§ GIVEN REQUEST: Set down, word for word, only the lines from the start of the records through the line bearing "df = pd.DataFrame(rows)"; include no pictures.

## Begin

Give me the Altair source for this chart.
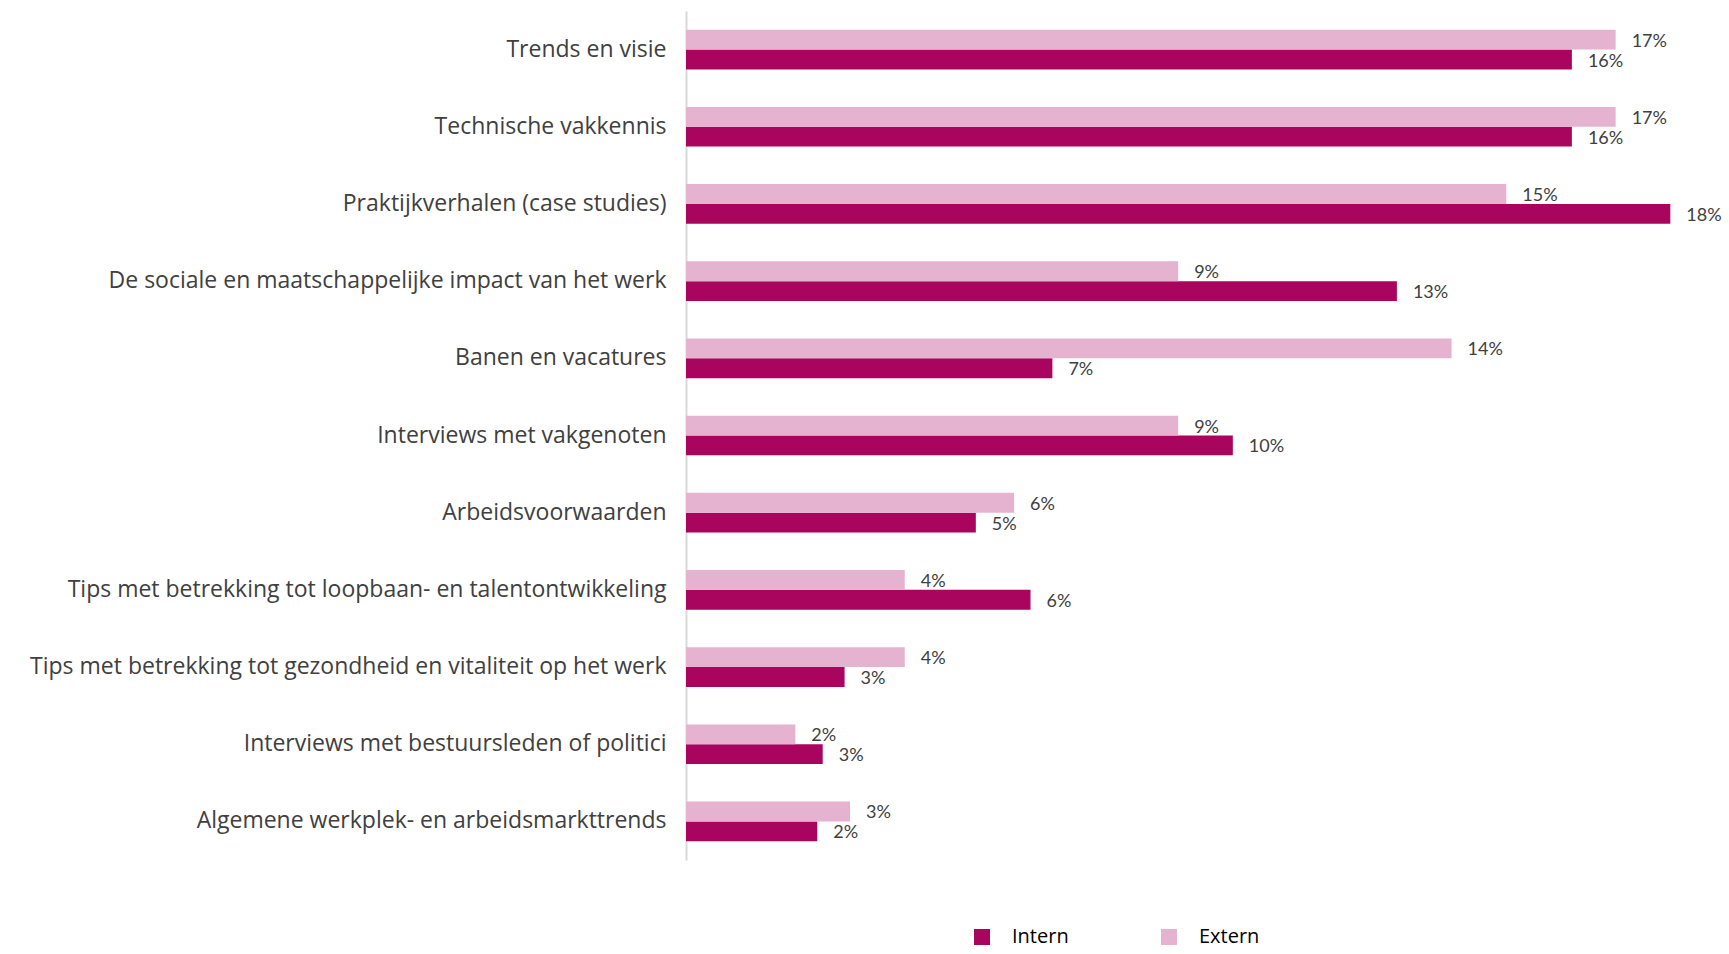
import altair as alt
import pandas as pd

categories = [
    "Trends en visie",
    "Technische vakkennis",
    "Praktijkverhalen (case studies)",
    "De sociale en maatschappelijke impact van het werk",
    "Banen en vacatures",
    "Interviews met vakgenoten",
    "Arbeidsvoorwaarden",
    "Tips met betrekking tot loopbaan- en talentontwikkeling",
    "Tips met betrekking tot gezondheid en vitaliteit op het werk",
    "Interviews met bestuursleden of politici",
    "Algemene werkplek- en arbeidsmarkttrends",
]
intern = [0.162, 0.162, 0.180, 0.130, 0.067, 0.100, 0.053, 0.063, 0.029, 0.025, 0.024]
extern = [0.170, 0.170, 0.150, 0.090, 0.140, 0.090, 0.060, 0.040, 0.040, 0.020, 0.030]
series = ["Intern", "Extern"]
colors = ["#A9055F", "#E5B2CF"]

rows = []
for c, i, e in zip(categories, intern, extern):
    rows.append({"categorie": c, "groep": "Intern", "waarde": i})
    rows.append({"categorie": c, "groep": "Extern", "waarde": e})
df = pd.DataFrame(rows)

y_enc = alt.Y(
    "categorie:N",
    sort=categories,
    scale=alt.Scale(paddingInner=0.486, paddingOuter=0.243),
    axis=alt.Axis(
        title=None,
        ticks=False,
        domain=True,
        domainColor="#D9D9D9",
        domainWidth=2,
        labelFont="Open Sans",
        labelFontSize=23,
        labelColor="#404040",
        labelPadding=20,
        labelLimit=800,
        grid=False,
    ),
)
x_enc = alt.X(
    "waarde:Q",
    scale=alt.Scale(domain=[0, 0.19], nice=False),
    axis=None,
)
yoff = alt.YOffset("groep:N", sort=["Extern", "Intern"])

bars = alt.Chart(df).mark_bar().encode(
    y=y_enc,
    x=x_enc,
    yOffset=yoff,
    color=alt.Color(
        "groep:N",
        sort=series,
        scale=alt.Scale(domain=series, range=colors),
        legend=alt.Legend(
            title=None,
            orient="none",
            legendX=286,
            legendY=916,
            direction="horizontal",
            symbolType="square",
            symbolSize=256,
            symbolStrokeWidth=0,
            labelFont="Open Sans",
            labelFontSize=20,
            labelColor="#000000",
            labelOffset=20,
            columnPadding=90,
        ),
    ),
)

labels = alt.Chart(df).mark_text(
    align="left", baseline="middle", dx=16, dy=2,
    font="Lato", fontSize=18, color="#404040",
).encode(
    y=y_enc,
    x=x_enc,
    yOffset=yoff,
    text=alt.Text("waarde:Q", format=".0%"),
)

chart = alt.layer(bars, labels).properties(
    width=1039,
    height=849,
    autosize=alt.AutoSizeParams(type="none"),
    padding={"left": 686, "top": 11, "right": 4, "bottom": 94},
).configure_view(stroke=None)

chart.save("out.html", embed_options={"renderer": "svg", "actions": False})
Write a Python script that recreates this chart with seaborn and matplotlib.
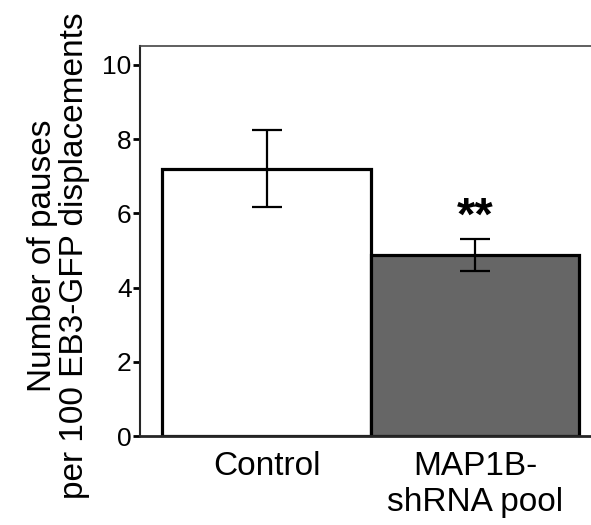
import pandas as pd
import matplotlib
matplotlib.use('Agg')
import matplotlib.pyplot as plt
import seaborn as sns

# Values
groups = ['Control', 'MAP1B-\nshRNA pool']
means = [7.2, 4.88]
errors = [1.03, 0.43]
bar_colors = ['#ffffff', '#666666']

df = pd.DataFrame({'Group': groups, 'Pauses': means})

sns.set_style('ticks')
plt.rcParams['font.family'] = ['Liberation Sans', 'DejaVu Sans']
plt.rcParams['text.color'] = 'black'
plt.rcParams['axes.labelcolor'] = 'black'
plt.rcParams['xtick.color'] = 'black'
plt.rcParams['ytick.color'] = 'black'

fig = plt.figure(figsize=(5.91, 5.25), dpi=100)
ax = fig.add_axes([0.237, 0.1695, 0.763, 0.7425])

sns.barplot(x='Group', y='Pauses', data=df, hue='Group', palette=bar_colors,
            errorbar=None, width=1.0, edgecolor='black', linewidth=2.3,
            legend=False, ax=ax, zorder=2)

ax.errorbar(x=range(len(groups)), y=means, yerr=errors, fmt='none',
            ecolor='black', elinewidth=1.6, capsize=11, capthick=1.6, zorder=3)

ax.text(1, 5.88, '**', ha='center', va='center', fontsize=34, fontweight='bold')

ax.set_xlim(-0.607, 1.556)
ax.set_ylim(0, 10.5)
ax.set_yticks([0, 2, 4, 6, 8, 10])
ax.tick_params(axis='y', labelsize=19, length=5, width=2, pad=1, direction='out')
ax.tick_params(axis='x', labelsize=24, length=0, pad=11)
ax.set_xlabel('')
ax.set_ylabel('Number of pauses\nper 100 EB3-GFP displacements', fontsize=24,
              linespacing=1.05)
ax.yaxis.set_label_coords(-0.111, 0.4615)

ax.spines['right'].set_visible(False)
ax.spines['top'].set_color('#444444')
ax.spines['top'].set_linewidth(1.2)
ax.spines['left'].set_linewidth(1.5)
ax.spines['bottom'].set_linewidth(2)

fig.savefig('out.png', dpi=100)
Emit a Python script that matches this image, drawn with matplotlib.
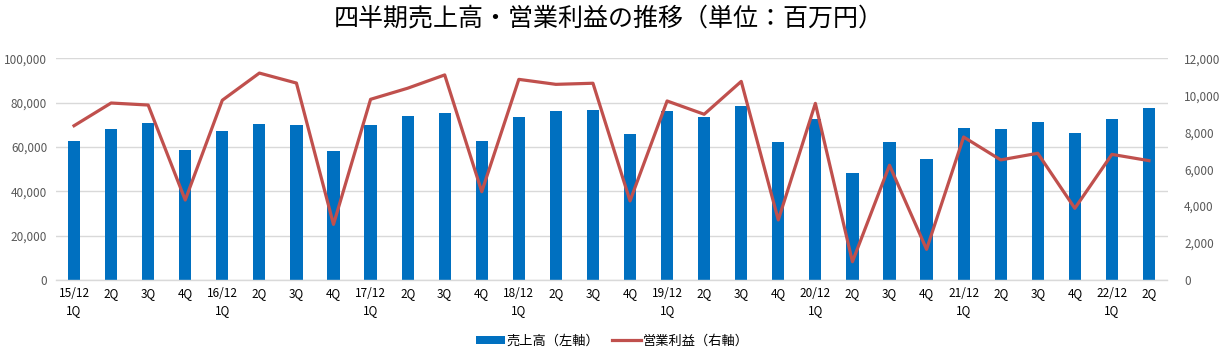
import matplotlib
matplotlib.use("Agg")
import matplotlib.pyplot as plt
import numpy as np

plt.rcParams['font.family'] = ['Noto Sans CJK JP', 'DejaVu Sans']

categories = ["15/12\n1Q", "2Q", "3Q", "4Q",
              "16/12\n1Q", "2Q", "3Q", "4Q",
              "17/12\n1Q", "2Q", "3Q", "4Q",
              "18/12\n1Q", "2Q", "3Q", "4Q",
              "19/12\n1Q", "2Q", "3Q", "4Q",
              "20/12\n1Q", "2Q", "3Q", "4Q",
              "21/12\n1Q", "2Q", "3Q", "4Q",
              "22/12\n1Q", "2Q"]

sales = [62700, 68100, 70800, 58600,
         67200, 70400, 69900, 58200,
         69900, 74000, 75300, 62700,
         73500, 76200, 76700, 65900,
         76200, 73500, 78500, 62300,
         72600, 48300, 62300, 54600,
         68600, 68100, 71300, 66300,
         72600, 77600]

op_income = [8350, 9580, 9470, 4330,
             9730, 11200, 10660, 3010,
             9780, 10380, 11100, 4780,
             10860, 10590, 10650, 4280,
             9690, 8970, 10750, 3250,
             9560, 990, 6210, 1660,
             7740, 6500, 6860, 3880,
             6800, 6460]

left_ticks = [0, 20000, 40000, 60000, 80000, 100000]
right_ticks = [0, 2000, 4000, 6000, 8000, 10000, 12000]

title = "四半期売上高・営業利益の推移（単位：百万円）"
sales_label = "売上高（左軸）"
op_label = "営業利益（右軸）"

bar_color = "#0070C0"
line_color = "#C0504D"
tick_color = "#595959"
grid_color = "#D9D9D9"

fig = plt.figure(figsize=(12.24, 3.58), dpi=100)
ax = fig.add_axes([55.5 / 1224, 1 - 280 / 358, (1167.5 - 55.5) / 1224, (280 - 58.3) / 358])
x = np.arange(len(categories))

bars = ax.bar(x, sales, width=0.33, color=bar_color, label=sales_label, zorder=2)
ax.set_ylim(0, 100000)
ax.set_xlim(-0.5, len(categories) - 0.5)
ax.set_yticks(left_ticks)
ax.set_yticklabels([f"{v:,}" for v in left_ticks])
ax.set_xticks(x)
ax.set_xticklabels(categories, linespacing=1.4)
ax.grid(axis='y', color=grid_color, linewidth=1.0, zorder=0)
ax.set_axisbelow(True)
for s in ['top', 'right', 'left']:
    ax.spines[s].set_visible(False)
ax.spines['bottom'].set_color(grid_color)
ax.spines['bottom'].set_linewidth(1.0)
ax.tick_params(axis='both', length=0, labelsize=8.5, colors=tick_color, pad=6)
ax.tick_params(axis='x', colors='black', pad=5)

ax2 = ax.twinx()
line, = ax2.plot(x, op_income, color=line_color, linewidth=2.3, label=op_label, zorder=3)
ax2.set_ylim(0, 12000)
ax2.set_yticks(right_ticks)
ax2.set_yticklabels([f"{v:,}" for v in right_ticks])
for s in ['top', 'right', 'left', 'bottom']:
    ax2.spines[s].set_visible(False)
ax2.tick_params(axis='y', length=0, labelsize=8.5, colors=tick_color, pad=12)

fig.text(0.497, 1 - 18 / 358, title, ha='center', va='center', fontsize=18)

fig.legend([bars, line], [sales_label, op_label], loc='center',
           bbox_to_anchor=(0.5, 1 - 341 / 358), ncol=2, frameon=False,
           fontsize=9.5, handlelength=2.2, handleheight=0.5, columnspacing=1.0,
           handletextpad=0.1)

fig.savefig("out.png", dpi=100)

## End

§ RESULT FOR THIS TASK:
Give me the Altair source for this chart.
import altair as alt
import pandas as pd

categories = [
    "Trends en visie",
    "Technische vakkennis",
    "Praktijkverhalen (case studies)",
    "De sociale en maatschappelijke impact van het werk",
    "Banen en vacatures",
    "Interviews met vakgenoten",
    "Arbeidsvoorwaarden",
    "Tips met betrekking tot loopbaan- en talentontwikkeling",
    "Tips met betrekking tot gezondheid en vitaliteit op het werk",
    "Interviews met bestuursleden of politici",
    "Algemene werkplek- en arbeidsmarkttrends",
]
intern = [0.162, 0.162, 0.180, 0.130, 0.067, 0.100, 0.053, 0.063, 0.029, 0.025, 0.024]
extern = [0.170, 0.170, 0.150, 0.090, 0.140, 0.090, 0.060, 0.040, 0.040, 0.020, 0.030]
series = ["Intern", "Extern"]
colors = ["#A9055F", "#E5B2CF"]

rows = []
for c, i, e in zip(categories, intern, extern):
    rows.append({"categorie": c, "groep": "Intern", "waarde": i})
    rows.append({"categorie": c, "groep": "Extern", "waarde": e})
df = pd.DataFrame(rows)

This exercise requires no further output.